The thing is the idea of having this all taking place in World War 2 was a fantastic idea – giving the opportunity to plumb an area rich with opportunities. The trouble I found that was all skimmed over in the effort to push the story to the point where it matched the film coming next year. It’s as though the film makers took this great concept and squandered it to make ends meet. I know in interviews they’ve commented on how it leaves opportunities open for Flashbacks and tales un-told but it also gives the feeling of the film skimming over this and a terribly dis-jointed feeling.
This dis-jointed feeling is a big disappointment – the film looks fantastic and everyone has been well cast, Dominic Cooper playing a great turn as Howard Stark – linking forward to Iron Man and Chris Evans bringing a wonderful level of heart and emotion to his portrayal of Captain America – he’s not just a big guy who punches hard but does convey a wonderful level of emotion and caring through the film. Tommy Lee Jones really owns his scenes as the grizzled army commander – being through the best one liners in the film yet also being an understandable character. Hugo Weaving is also fantastic playing a very creepy character.
I really wanted to enjoy this film, I just found that at points it fell apart to the point where it was only the thinnest thread holding it together. The action was good, the period detailing fantastically pulled together, but at the same time there was just an emptiness to it all that the film couldn’t quite overcome – possibly if there hadn’t been the needed for the closing epilogue it might’ve held together better as a period franchise.

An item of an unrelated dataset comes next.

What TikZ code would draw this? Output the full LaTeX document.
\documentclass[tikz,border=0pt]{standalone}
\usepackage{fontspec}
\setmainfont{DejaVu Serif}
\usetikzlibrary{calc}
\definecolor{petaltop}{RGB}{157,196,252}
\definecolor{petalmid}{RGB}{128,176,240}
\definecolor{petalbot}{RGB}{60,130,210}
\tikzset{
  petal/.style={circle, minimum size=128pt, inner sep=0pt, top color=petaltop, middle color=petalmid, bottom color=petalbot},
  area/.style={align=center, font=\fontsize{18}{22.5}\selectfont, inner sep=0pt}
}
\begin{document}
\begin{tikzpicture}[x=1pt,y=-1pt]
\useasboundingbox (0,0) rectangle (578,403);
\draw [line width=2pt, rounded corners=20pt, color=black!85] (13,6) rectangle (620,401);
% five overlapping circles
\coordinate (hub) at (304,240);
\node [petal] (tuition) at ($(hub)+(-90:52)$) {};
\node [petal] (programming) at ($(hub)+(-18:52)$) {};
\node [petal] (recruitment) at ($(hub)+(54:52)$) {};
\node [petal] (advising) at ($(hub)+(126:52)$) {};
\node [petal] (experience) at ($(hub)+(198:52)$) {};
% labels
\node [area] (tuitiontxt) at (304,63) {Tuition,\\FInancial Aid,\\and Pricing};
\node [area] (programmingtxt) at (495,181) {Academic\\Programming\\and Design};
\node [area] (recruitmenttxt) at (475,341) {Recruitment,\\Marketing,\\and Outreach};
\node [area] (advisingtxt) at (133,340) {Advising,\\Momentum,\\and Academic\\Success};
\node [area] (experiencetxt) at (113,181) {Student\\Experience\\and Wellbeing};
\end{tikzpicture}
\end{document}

Coincidentally I watched another film by Joe Johnston this weekend – the early 90s Disney film The Rocketeer. Normally I’d try and keep reviews like this separate but given the similarities between the films I feel that they stand to joint scrutiny. Both films are set in World War 2, deal with a hero finding someway of improving his natural abilities through strange science, both films have Nazi’s looking to steal this technology for their own nefarious purposes, and both films have been inspired by/based on comic books. However with The Rocketeer the film doesn’t feel the need to book-end the plot to tie into additional sequels.
Dealing with the adventures of a stunt pilot who finds a stolen jet pack belonging to the inventor Howard Hughes, the film focuses on the story of the main character forced to don the jet pack and use this to save the day in a variety of situations. As the jet pack was stolen there’s also a cast of characters out to try and steal the jet pack back for reasons both good and bad. Once again set around the 2nd World War, the film captures the style of the period nicely and also carries the believable threat of the technology falling into the wrong hands. There’s nice little nods to other events as well – such as an escape from Hughes factory involving a prototype of one the planes he’s famous for, and some fun looks behind the scenes of early Hollywood. The film builds to an ending full of twists and double-bluffs, whilst at the same time allowing the hero to play the hero role and the villain (ably played by Timothy Dalton) to be evil and moustache twirling.

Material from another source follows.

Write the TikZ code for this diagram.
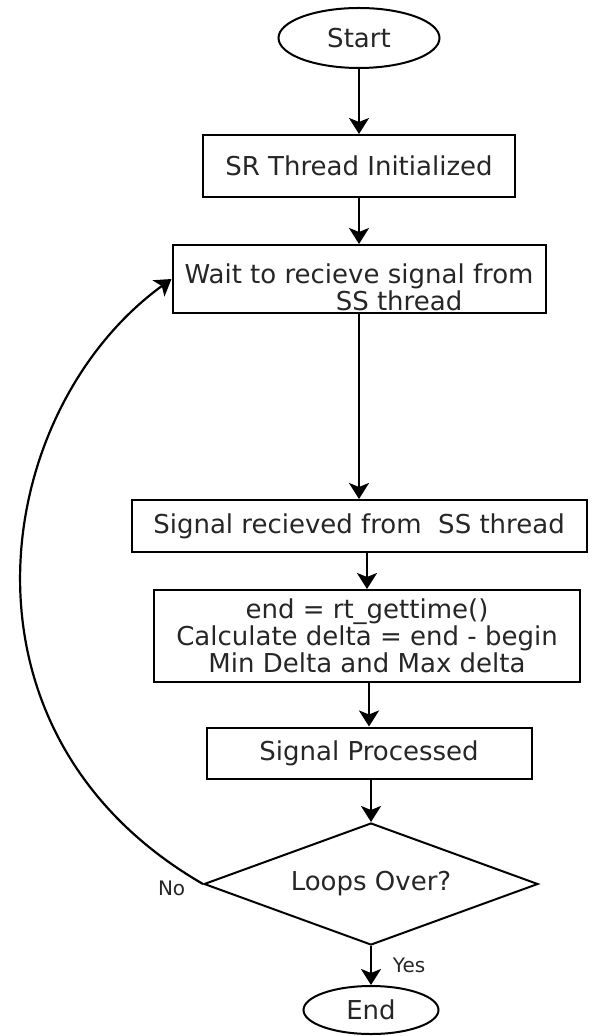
\documentclass[tikz,border=0pt]{standalone}
\usepackage{fontspec}
\setmainfont{DejaVu Sans}
\usetikzlibrary{shapes,arrows.meta}
\tikzstyle{terminal} = [ellipse, draw, line width=1pt, inner sep=0pt]
\tikzstyle{process} = [rectangle, draw, line width=1pt, align=center, inner sep=2pt]
\tikzstyle{decision} = [diamond, draw, line width=1pt, inner sep=0pt, aspect=2.74]
\tikzstyle{branch} = [font=\fontsize{10}{12}\selectfont]

\begin{document}
\begin{tikzpicture}[>={Stealth[length=8pt,width=10pt,inset=2pt]}, font=\fontsize{13}{13.5}\selectfont, text=black!85, line width=1.3pt]
   \useasboundingbox (0,0) rectangle (296pt,-518pt);
   % nodes
   \node[terminal, minimum width=80.5pt, minimum height=30pt] (start) at (179.5pt,-19pt) {Start};
   \node[process, minimum width=156pt, minimum height=31pt] (init) [below of=start, node distance=64pt]   {SR Thread Initialized};
   \node[process, minimum width=186.5pt, minimum height=34pt, inner sep=0pt] (wait) [below of=init, node distance=56.5pt] {\rule{0pt}{18pt}Wait to recieve signal from\\\hspace*{40pt}SS thread};
   \node[process, minimum width=227.5pt, minimum height=26pt] (recv) [below of=wait, node distance=123.5pt] {Signal recieved from\ \ SS thread};
   \node[process, minimum width=213pt, minimum height=46pt] (calc) [below of=recv, node distance=55pt, xshift=4pt] {end = rt\_gettime()\\Calculate delta = end - begin\\Min Delta and Max delta};
   \node[process, minimum width=162.5pt, minimum height=25.5pt] (done) [below of=calc, node distance=58.5pt, xshift=1pt] {Signal Processed};
   \node[decision, minimum width=167pt, minimum height=61pt] (loop) [below of=done, node distance=65.5pt, xshift=1pt] {Loops Over?};
   \node[terminal, minimum width=67.5pt, minimum height=24pt] (end) [below of=loop, node distance=63pt] {End};

   % edges
   \draw[->] (start) -- (init);
   \draw[->] (init) -- (wait);
   \draw[->] (wait) -- (recv);
   \draw[->] (recv.south -| calc) -- (calc.north);
   \draw[->] (calc.south -| done) -- (done.north);
   \draw[->] (done.south -| loop) -- (loop.north);
   \draw[->] (loop) -- node[branch, right=7pt] (yes) {Yes} (end);
   \draw[->, line width=1.1pt] (loop.west) to [out=150, in=216, out looseness=1.28, in looseness=0.94] node[branch, pos=0, left=5pt, yshift=-2pt] (no) {No} (wait.west);
\end{tikzpicture}
\end{document}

As I said before the film doesn’t feel the need to be book-ended in by a story to setup another film, so flows nicely to the natural conclusion – whilst leaving the story open for further adventures. Johnstone has chosen his cast well – everyone is likeably and you get the impression of them inhabiting their characters well – this is the same over both films.
The biggest thought I had when I finished watching The Rocketeer was that this is the film I wanted Captain America to be. It has the heart, the period feel, the great action sequences and just hung together on a solid story. I hope this universe is re-visited, or some of the greatness of this can be injected into Captain Americas sequels making the films as great as they should be.